** Short problem **
Every record must be repeated exactly; omit any pictures they contain.
═══ Records provided
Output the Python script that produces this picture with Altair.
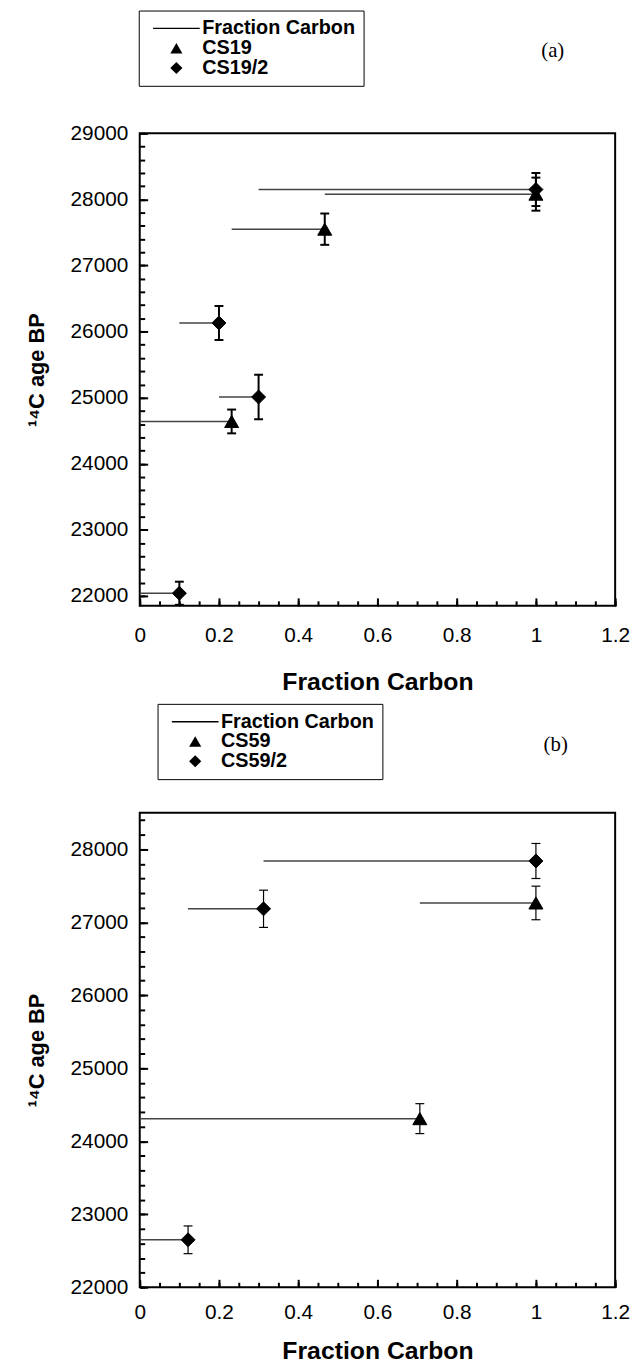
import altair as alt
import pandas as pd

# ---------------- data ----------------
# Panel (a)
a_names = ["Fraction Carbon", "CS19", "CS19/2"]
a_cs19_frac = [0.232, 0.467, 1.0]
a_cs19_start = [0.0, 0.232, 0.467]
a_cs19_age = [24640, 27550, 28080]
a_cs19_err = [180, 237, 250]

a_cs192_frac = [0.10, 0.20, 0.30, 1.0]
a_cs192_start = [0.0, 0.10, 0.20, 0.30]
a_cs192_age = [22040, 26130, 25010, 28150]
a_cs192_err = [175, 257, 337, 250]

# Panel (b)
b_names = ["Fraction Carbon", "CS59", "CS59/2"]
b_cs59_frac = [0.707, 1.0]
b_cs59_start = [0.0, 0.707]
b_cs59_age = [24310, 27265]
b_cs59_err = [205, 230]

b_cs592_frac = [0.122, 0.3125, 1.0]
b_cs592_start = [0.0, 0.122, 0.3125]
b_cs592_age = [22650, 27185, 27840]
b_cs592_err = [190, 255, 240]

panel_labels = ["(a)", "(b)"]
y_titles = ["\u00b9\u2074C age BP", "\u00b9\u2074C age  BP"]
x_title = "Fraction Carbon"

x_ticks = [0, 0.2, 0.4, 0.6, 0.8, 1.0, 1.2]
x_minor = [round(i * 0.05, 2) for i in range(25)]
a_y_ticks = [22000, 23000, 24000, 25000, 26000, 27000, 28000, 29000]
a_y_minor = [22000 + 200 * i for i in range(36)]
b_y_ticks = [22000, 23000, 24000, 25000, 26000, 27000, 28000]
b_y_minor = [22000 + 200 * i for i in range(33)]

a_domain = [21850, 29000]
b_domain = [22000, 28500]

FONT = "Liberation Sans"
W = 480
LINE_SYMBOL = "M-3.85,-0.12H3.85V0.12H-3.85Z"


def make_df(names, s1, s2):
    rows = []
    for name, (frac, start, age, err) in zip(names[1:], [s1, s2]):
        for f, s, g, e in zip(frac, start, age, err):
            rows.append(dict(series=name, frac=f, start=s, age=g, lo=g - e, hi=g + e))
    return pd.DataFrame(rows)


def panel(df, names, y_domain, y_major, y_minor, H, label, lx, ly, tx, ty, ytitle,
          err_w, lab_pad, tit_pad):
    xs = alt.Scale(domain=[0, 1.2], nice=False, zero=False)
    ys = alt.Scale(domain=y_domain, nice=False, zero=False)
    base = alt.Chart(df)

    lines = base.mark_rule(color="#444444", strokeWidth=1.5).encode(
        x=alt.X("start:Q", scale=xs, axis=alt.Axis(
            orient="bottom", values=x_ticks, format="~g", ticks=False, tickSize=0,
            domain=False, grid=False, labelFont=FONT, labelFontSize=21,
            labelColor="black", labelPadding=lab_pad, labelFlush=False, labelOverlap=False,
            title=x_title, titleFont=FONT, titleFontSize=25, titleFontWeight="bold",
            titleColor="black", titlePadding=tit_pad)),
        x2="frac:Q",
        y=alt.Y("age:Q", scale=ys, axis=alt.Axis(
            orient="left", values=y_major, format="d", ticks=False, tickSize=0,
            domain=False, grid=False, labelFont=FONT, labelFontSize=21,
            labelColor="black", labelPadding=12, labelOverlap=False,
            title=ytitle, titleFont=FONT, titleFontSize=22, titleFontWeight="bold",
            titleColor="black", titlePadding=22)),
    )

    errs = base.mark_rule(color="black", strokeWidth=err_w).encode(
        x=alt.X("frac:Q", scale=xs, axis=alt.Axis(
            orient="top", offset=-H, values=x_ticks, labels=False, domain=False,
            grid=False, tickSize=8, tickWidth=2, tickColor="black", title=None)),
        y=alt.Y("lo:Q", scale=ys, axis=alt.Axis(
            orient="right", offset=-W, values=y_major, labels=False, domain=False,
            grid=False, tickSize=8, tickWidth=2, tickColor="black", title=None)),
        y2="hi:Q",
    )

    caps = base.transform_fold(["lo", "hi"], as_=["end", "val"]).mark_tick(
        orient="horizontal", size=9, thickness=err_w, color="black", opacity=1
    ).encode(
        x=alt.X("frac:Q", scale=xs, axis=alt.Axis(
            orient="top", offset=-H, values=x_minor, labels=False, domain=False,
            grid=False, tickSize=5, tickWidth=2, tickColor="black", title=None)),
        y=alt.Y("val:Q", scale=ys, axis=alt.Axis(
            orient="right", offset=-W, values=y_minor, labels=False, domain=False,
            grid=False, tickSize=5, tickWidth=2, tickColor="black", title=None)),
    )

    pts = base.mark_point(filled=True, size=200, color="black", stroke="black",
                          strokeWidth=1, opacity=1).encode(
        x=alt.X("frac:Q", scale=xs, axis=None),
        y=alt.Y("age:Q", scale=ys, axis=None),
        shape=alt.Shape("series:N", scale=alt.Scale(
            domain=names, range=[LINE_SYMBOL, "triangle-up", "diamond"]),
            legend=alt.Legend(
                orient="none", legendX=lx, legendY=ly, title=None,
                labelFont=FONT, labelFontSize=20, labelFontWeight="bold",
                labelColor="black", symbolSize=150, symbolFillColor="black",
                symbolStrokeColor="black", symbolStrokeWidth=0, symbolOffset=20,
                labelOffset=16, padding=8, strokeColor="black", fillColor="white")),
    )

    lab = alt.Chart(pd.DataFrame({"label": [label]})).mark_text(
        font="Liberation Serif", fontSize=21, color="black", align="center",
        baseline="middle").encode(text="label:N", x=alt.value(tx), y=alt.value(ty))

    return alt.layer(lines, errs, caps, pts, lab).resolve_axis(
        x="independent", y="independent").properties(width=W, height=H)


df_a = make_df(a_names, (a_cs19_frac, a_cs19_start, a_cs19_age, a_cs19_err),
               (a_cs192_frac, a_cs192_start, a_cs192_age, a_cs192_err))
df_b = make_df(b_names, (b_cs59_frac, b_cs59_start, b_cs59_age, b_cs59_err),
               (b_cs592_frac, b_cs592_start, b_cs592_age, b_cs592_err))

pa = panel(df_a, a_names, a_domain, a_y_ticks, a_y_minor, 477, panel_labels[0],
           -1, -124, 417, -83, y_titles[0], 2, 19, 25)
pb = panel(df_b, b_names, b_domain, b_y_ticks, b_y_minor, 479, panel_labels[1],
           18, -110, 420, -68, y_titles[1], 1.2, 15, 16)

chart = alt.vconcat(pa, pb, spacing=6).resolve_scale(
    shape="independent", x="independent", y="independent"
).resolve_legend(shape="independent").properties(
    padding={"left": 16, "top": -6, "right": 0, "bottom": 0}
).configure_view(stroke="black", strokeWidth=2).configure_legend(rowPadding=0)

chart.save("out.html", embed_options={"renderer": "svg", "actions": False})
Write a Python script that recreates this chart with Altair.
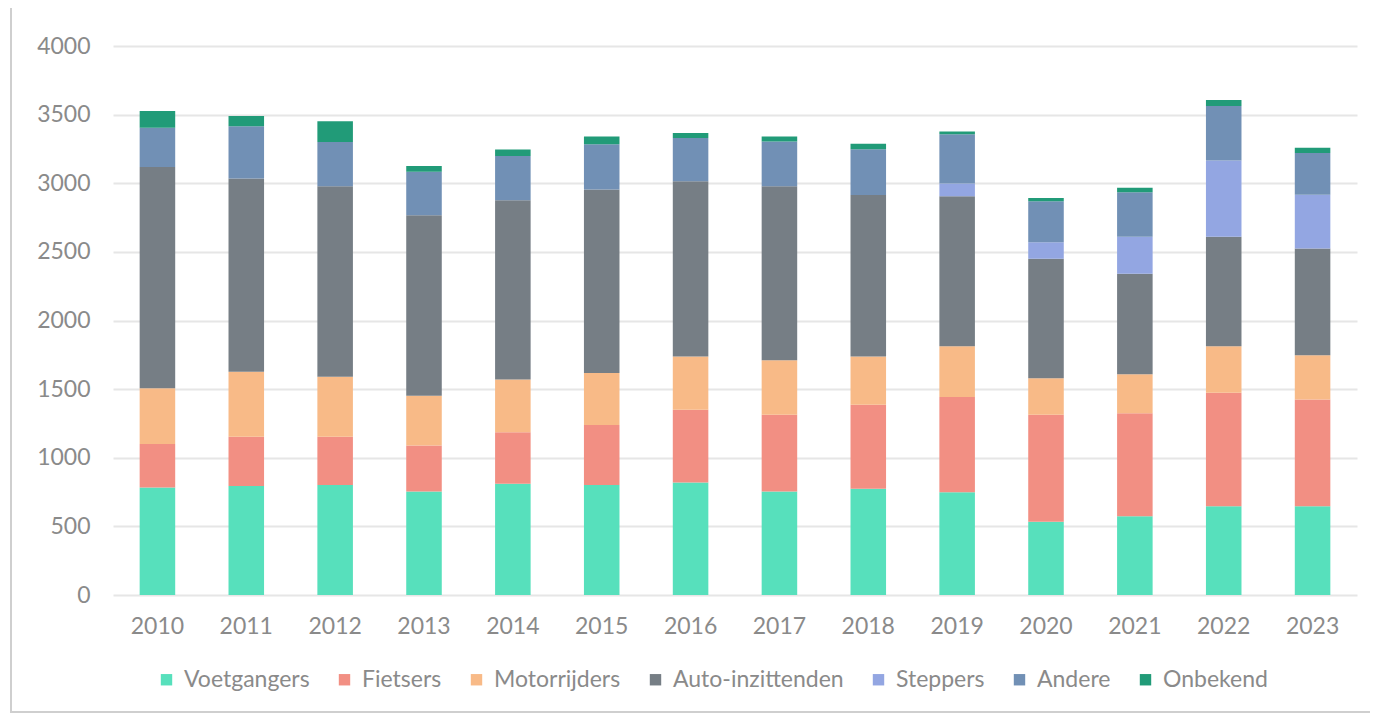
══════
** The completed task **
Output the Python script that produces this picture with Altair.
import altair as alt
import pandas as pd

# ---------------- data ----------------
# Panel (a)
a_names = ["Fraction Carbon", "CS19", "CS19/2"]
a_cs19_frac = [0.232, 0.467, 1.0]
a_cs19_start = [0.0, 0.232, 0.467]
a_cs19_age = [24640, 27550, 28080]
a_cs19_err = [180, 237, 250]

a_cs192_frac = [0.10, 0.20, 0.30, 1.0]
a_cs192_start = [0.0, 0.10, 0.20, 0.30]
a_cs192_age = [22040, 26130, 25010, 28150]
a_cs192_err = [175, 257, 337, 250]

# Panel (b)
b_names = ["Fraction Carbon", "CS59", "CS59/2"]
b_cs59_frac = [0.707, 1.0]
b_cs59_start = [0.0, 0.707]
b_cs59_age = [24310, 27265]
b_cs59_err = [205, 230]

b_cs592_frac = [0.122, 0.3125, 1.0]
b_cs592_start = [0.0, 0.122, 0.3125]
b_cs592_age = [22650, 27185, 27840]
b_cs592_err = [190, 255, 240]

panel_labels = ["(a)", "(b)"]
y_titles = ["\u00b9\u2074C age BP", "\u00b9\u2074C age  BP"]
x_title = "Fraction Carbon"

x_ticks = [0, 0.2, 0.4, 0.6, 0.8, 1.0, 1.2]
x_minor = [round(i * 0.05, 2) for i in range(25)]
a_y_ticks = [22000, 23000, 24000, 25000, 26000, 27000, 28000, 29000]
a_y_minor = [22000 + 200 * i for i in range(36)]
b_y_ticks = [22000, 23000, 24000, 25000, 26000, 27000, 28000]
b_y_minor = [22000 + 200 * i for i in range(33)]

a_domain = [21850, 29000]
b_domain = [22000, 28500]

FONT = "Liberation Sans"
W = 480
LINE_SYMBOL = "M-3.85,-0.12H3.85V0.12H-3.85Z"


def make_df(names, s1, s2):
    rows = []
    for name, (frac, start, age, err) in zip(names[1:], [s1, s2]):
        for f, s, g, e in zip(frac, start, age, err):
            rows.append(dict(series=name, frac=f, start=s, age=g, lo=g - e, hi=g + e))
    return pd.DataFrame(rows)


def panel(df, names, y_domain, y_major, y_minor, H, label, lx, ly, tx, ty, ytitle,
          err_w, lab_pad, tit_pad):
    xs = alt.Scale(domain=[0, 1.2], nice=False, zero=False)
    ys = alt.Scale(domain=y_domain, nice=False, zero=False)
    base = alt.Chart(df)

    lines = base.mark_rule(color="#444444", strokeWidth=1.5).encode(
        x=alt.X("start:Q", scale=xs, axis=alt.Axis(
            orient="bottom", values=x_ticks, format="~g", ticks=False, tickSize=0,
            domain=False, grid=False, labelFont=FONT, labelFontSize=21,
            labelColor="black", labelPadding=lab_pad, labelFlush=False, labelOverlap=False,
            title=x_title, titleFont=FONT, titleFontSize=25, titleFontWeight="bold",
            titleColor="black", titlePadding=tit_pad)),
        x2="frac:Q",
        y=alt.Y("age:Q", scale=ys, axis=alt.Axis(
            orient="left", values=y_major, format="d", ticks=False, tickSize=0,
            domain=False, grid=False, labelFont=FONT, labelFontSize=21,
            labelColor="black", labelPadding=12, labelOverlap=False,
            title=ytitle, titleFont=FONT, titleFontSize=22, titleFontWeight="bold",
            titleColor="black", titlePadding=22)),
    )

    errs = base.mark_rule(color="black", strokeWidth=err_w).encode(
        x=alt.X("frac:Q", scale=xs, axis=alt.Axis(
            orient="top", offset=-H, values=x_ticks, labels=False, domain=False,
            grid=False, tickSize=8, tickWidth=2, tickColor="black", title=None)),
        y=alt.Y("lo:Q", scale=ys, axis=alt.Axis(
            orient="right", offset=-W, values=y_major, labels=False, domain=False,
            grid=False, tickSize=8, tickWidth=2, tickColor="black", title=None)),
        y2="hi:Q",
    )

    caps = base.transform_fold(["lo", "hi"], as_=["end", "val"]).mark_tick(
        orient="horizontal", size=9, thickness=err_w, color="black", opacity=1
    ).encode(
        x=alt.X("frac:Q", scale=xs, axis=alt.Axis(
            orient="top", offset=-H, values=x_minor, labels=False, domain=False,
            grid=False, tickSize=5, tickWidth=2, tickColor="black", title=None)),
        y=alt.Y("val:Q", scale=ys, axis=alt.Axis(
            orient="right", offset=-W, values=y_minor, labels=False, domain=False,
            grid=False, tickSize=5, tickWidth=2, tickColor="black", title=None)),
    )

    pts = base.mark_point(filled=True, size=200, color="black", stroke="black",
                          strokeWidth=1, opacity=1).encode(
        x=alt.X("frac:Q", scale=xs, axis=None),
        y=alt.Y("age:Q", scale=ys, axis=None),
        shape=alt.Shape("series:N", scale=alt.Scale(
            domain=names, range=[LINE_SYMBOL, "triangle-up", "diamond"]),
            legend=alt.Legend(
                orient="none", legendX=lx, legendY=ly, title=None,
                labelFont=FONT, labelFontSize=20, labelFontWeight="bold",
                labelColor="black", symbolSize=150, symbolFillColor="black",
                symbolStrokeColor="black", symbolStrokeWidth=0, symbolOffset=20,
                labelOffset=16, padding=8, strokeColor="black", fillColor="white")),
    )

    lab = alt.Chart(pd.DataFrame({"label": [label]})).mark_text(
        font="Liberation Serif", fontSize=21, color="black", align="center",
        baseline="middle").encode(text="label:N", x=alt.value(tx), y=alt.value(ty))

    return alt.layer(lines, errs, caps, pts, lab).resolve_axis(
        x="independent", y="independent").properties(width=W, height=H)


df_a = make_df(a_names, (a_cs19_frac, a_cs19_start, a_cs19_age, a_cs19_err),
               (a_cs192_frac, a_cs192_start, a_cs192_age, a_cs192_err))
df_b = make_df(b_names, (b_cs59_frac, b_cs59_start, b_cs59_age, b_cs59_err),
               (b_cs592_frac, b_cs592_start, b_cs592_age, b_cs592_err))

pa = panel(df_a, a_names, a_domain, a_y_ticks, a_y_minor, 477, panel_labels[0],
           -1, -124, 417, -83, y_titles[0], 2, 19, 25)
pb = panel(df_b, b_names, b_domain, b_y_ticks, b_y_minor, 479, panel_labels[1],
           18, -110, 420, -68, y_titles[1], 1.2, 15, 16)

chart = alt.vconcat(pa, pb, spacing=6).resolve_scale(
    shape="independent", x="independent", y="independent"
).resolve_legend(shape="independent").properties(
    padding={"left": 16, "top": -6, "right": 0, "bottom": 0}
).configure_view(stroke="black", strokeWidth=2).configure_legend(rowPadding=0)

chart.save("out.html", embed_options={"renderer": "svg", "actions": False})
Write a Python script that recreates this chart with Altair.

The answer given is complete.